Elias Lindholm played much of the end of the season at center, but if Rask stays he seems destined to be a right wing. Lucas Wallmark is a candidate as fourth-line center, as is promising 2017 first-rounder Martin Necas, who could creep into the top nine. It’s hard to see a place in the middle for UFA Derek Ryan or Marcus Kruger (one year left on his deal, but currently buried in Charlotte) without a major shakeup in this group.

Right wing

Teuvo Teravainen will likely be tethered to Aho, and Justin Williams seemed to fit on Staal’s right wing with Brock McGinn in a shutdown role at the end of the season.

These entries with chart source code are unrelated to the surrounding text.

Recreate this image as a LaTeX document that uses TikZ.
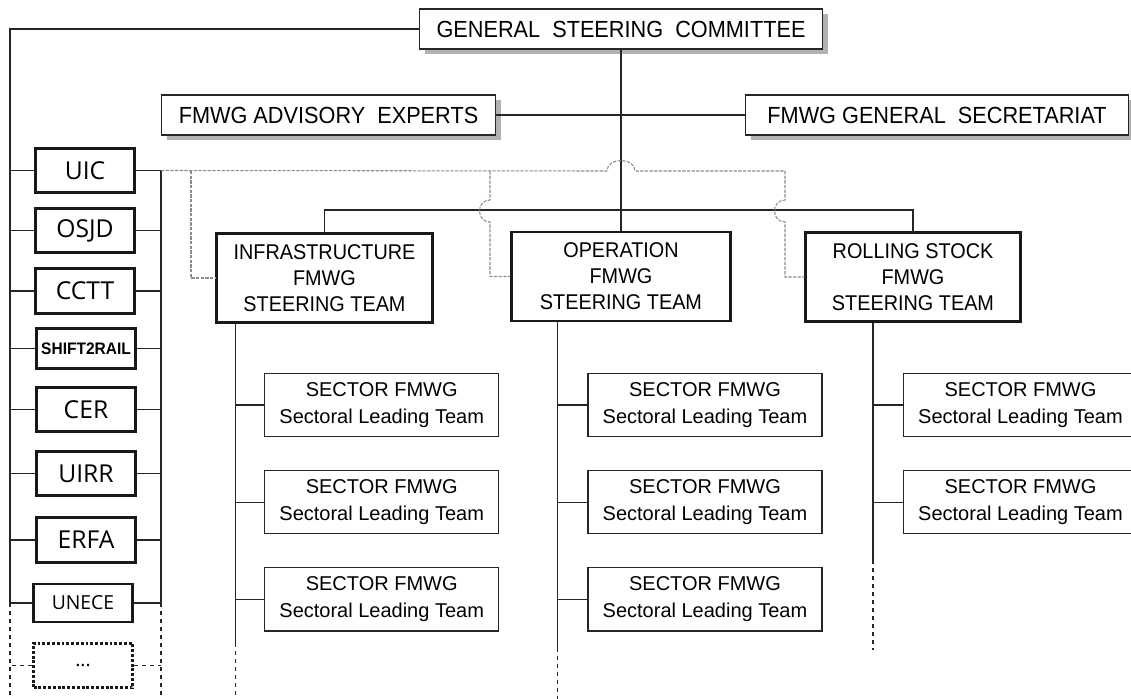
\documentclass[tikz,border=0pt]{standalone}
\usepackage{fontspec}
\setmainfont{Liberation Sans}
\newfontfamily\narrowfont[FakeStretch=0.93]{Liberation Sans}
\newfontfamily\memberfont{Open Sans}
\usepackage{tikz}
\usetikzlibrary{positioning, calc, shadows}

\begin{document}
\begin{tikzpicture}[
                x=0.75pt, y=-0.75pt,
                every node/.style={inner sep=0pt, align=center},
                topbox/.style={rectangle, draw=black!85, line width=0.9pt, fill=white,
                    minimum height=30pt, font=\narrowfont\fontsize{17.5}{20}\selectfont,
                    drop shadow={shadow xshift=4pt, shadow yshift=-4pt, fill=black!60, opacity=0.5}},
                member/.style={rectangle, draw=black!90, line width=2.2pt, fill=white,
                    minimum width=74pt, minimum height=33.5pt, font=\memberfont\fontsize{18.5}{22}\selectfont},
                steering/.style={rectangle, draw=black!90, line width=1.8pt, fill=white,
                    minimum width=162pt, minimum height=67pt, font=\narrowfont\fontsize{16}{19.5}\selectfont},
                sector/.style={rectangle, draw=black!85, line width=0.9pt, fill=white,
                    minimum width=175.5pt, minimum height=47.5pt, font=\fontsize{15}{20}\selectfont},
                link/.style={draw=black!85, line width=1pt},
                spare/.style={link, dash pattern=on 3pt off 3pt},
                liaison/.style={draw=black!45, line width=0.8pt, dash pattern=on 2.5pt off 1pt}
            ]
            \useasboundingbox (0,0) rectangle (1131,699);

            % committee level
            \node[topbox, minimum width=302pt] (GSC) at (621,29) {GENERAL\ \ STEERING\ \ COMMITTEE};
            \node[topbox, minimum width=251pt] (ADV) at (328.5,115) {FMWG ADVISORY\ \ EXPERTS};
            \node[topbox, minimum width=287pt] (SEC) at (937,115) {FMWG GENERAL\ \ SECRETARIAT};

            % member organisations
            \node[member] (UIC) at (85,170.5) {UIC};
            \node[member] (OSJD) at (85,230.5) {OSJD};
            \node[member] (CCTT) at (85,291) {CCTT};
            \node[member, minimum height=30.5pt, font=\narrowfont\bfseries\fontsize{12.5}{14}\selectfont] (S2R) at (86,348.5) {SHIFT2RAIL};
            \node[member] (CER) at (86,409.5) {CER};
            \node[member] (UIRR) at (86,473.5) {UIRR};
            \node[member] (ERFA) at (86,540) {ERFA};
            \node[member, minimum height=28.5pt, font=\memberfont\fontsize{14.5}{18}\selectfont] (UNECE) at (83,603) {UNECE};
            \node[member, dash pattern=on 2.2pt off 1.4pt, minimum height=33.5pt, font=\memberfont\fontsize{14.5}{18}\selectfont] (MORE) at (83,665.5) {...};

            % steering teams
            \node[steering] (INF) at (324.5,278) {INFRASTRUCTURE\\FMWG\\STEERING TEAM};
            \node[steering, minimum width=164pt] (OPS) at (621,276.5) {OPERATION\\FMWG\\STEERING TEAM};
            \node[steering, minimum width=161pt] (RST) at (913,277) {ROLLING STOCK\\FMWG\\STEERING TEAM};

            % sector teams
            \node[sector] (I1) at (381.7,405) {SECTOR FMWG\\Sectoral Leading Team};
            \node[sector, below=24.5pt of I1] (I2) {SECTOR FMWG\\Sectoral Leading Team};
            \node[sector, below=24.5pt of I2] (I3) {SECTOR FMWG\\Sectoral Leading Team};
            \node[sector] (O1) at (705,405) {SECTOR FMWG\\Sectoral Leading Team};
            \node[sector, below=24.5pt of O1] (O2) {SECTOR FMWG\\Sectoral Leading Team};
            \node[sector, below=24.5pt of O2] (O3) {SECTOR FMWG\\Sectoral Leading Team};
            \node[sector] (R1) at (1020.5,405) {SECTOR FMWG\\Sectoral Leading Team};
            \node[sector, below=24.5pt of R1] (R2) {SECTOR FMWG\\Sectoral Leading Team};

            % buses of the member column
            \coordinate (LB) at (10,29);
            \coordinate (LBend) at (10,603);
            \coordinate (RB) at (161,170.5);
            \coordinate (RBend) at (161,603);
            \draw[link] (GSC.west) -- (LB) -- (LBend);
            \draw[spare] (LBend) -- (10,699);
            \draw[link] (RB) -- (RBend);
            \draw[spare] (RBend) -- (161,699);
            \foreach \m in {UIC, OSJD, CCTT, S2R, CER, UIRR, ERFA, UNECE}{
                \draw[link] (\m.west) -- (\m.west -| LB);
                \draw[link] (\m.east) -- (\m.east -| RB);
            }
            \draw[spare] (MORE.west) -- (MORE.west -| LB);
            \draw[spare] (MORE.east) -- (MORE.east -| RB);

            % committee links
            \draw[link] (GSC.south) -- (OPS.north);
            \draw[link] (ADV.east) -- (SEC.west);
            \draw[link] (INF.north) -- ++(0,-22) -| (RST.north);

            % liaison from the members
            \draw[liaison] (RB) -- (607,171) .. controls (607,157) and (635,157) .. (635,171)
                -- (785,171) -- (785,200) .. controls (771,200) and (771,222) .. (785,222) |- (RST.west);
            \draw[liaison] (191,171) |- (INF.west);
            \draw[liaison] (490,171) -- (490,200) .. controls (476,200) and (476,222) .. (490,222) |- (OPS.west);

            % sector spines
            \coordinate (IS) at ($(INF.south west)+(20,0)$);
            \coordinate (OS) at ($(OPS.south west)+(47,0)$);
            \coordinate (RS) at ($(RST.south west)+(68.5,0)$);
            \draw[link] (IS) -- (IS |- 0,643);
            \draw[spare] (IS |- 0,643) -- (IS |- 0,699);
            \draw[link] (OS) -- (OS |- 0,648);
            \draw[spare] (OS |- 0,648) -- (OS |- 0,699);
            \draw[link] (RS) -- (RS |- 0,560);
            \draw[spare] (RS |- 0,560) -- (RS |- 0,650);
            \foreach \s in {I1, I2, I3}{\draw[link] (\s.west) -- (\s.west -| IS);}
            \foreach \s in {O1, O2, O3}{\draw[link] (\s.west) -- (\s.west -| OS);}
            \foreach \s in {R1, R2}{\draw[link] (\s.west) -- (\s.west -| RS);}
        \end{tikzpicture}
\end{document}
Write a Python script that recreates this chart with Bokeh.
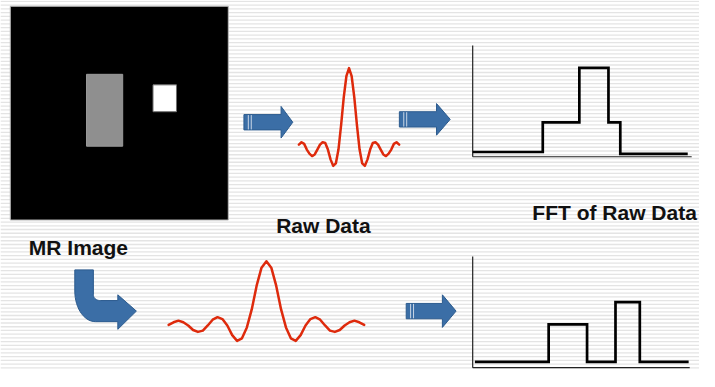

As previously mentioned, Lindholm — a restricted free agent — fits in here as the roster is currently constructed, but a deal involving him or Rask could make right wing or center a priority on the trade market.

Certainly there is an opportunity to add some fourth-line snarl here, perhaps a center/right wing to play 10-12 minutes and kill penalties. Don’t rule out Ryan returning, but Lee Stempniak is unlikely to be back.

Left wing

Where Aho fits is certainly important here. If he plays in the middle, that opens up space for a young player or new face. Valentin Zykov has the inside track on a spot, and Warren Foegele isn’t far behind. Both Janne Kuokkanen and Aleksi Saarela will battle for a spot in camp, too. McGinn is really the only lock to start the season at left wing.

Most interesting is the future of Jeff Skinner, who enters the final year of his contract and could be among those due for a “change of scenery,” as owner Tom Dundon put it. If he’s back, he’s in the top nine. If he’s traded, the team will surely be looking for a big return.

Joakim Nordstrom is one of Peters’ favorites, so his future (he’s an RFA) could hinge on the coach’s status. Phil Di Giuseppe, also an RFA, had a good end to the season but is a fringe NHLer that could stay or go.


Jaccob Slavin and Brett Pesce are sure things. Everything else is up for discussion. Justin Faulk had a down season and could be offered up as trade bait — Toronto? — and Noah Hanifin is due a new contract that could lead to friction on what kind of deal he wants and deserves.

Trevor van Riemsdyk was a suitable sixth defender, but is also an RFA like Hanifin and, when paired with Haydn Fleury, doesn’t offer much offense. One of them could be replaced with an offensive-minded blueliner — perhaps even former first-round pick Jake Bean — or a more physical defenseman. Klas Dahlbeck, also an RFA, is a suitable No. 7 guy.


Scott Darling will stay in Raleigh this offseason to work with strength coach Bill Burniston, a good indication the Hurricanes will give the high-priced goalie a shot at redemption. Cam Ward also wants to be back, but it’s hard to imagine the team returning with the same two goalies after another year of struggles in net. Would someone like UFA Carter Hutton be an upgrade?